The tracking servers upload log files every few minutes to S3 folders partitioned by day (e.g., "2014-05-20"). There are roughly 3,000 total files uploaded per day, roughly 20k per file.
Using Hive, I have successfully created external tables referencing the data in S3, and set up partitions for 30 days worth of log files. I have verified that the partitioning is working correctly, and simple queries (e.g., "SELECT * FROM click WHERE dt='2014-05-19' LIMIT 10) work correctly and respond quickly.
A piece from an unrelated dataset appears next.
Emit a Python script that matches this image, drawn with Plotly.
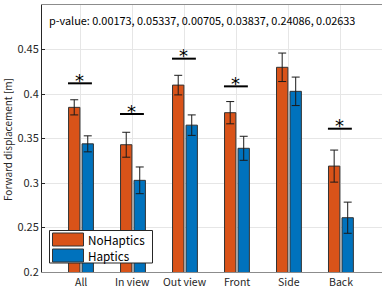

I am loading the data into temporary HDFS tables for subsequent queries. To do so, I run an HQL job that is essentially this (note that click
is the external table in S3):
CREATE TABLE tmp_click (
clickId string,
-- ...
dt string
)
STORED AS SEQUENCEFILE;
INSERT OVERWRITE TABLE tmp_click
SELECT
clickId,
-- ...
k.dt
FROM
click k
WHERE
k.dt >= '${START_DAY}' AND
k.dt <= '${END_DAY}'
;
This operation takes upwards of an hour with 25 xlarge instances working as core/task nodes. Given that there is basically no processing going on here -- it's just copying the data over, right? -- I feel like there must be something I'm missing. Can anyone give me any tips to investigate?
I've considered that perhaps the large number of files (~3,000 day), or the compression (gz) of the logfiles might be problems, but I have no ability to control the input.